Technology Lead – Infosys USA
02/2018 – 10/2018
●Increased Operational efficiency by analyzing potential threats to business continuity and proposed effective workarounds, minimizing disruptions and ensuring uninterrupted operations.
●Led the coordination efforts between Business, Technical, and Development teams located across various geography’s, fostering effective communication and knowledge-sharing for successful Logistic Management project delivery.
Delivery Project Lead – Mphasis India
08/2015 – 04/2016
●Designed and developed data mismatch reporting applications in REST API for Insurance applications.
●Enabling automated identification and reporting of data inconsistencies.

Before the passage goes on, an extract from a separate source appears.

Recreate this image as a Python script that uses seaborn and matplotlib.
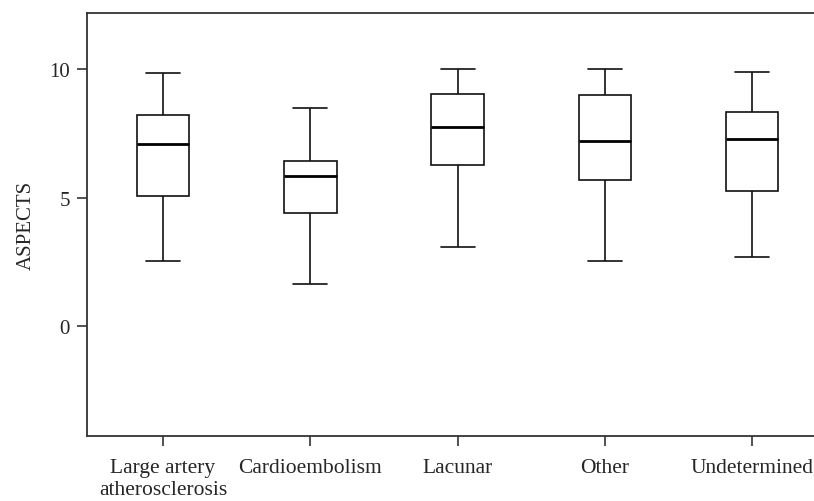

●Strategized and implemented the automation of dynamic SQL*Loader control file generation and post-production reconciliation process.
Associate Lead Engineer – CGI India
11/2008 – 02/2015
●Spearheaded the development of the global Credit Risk data worldwide (BNP Paribas) applications in Sybase, leading a cross-functional team of 10 engineers across India and France.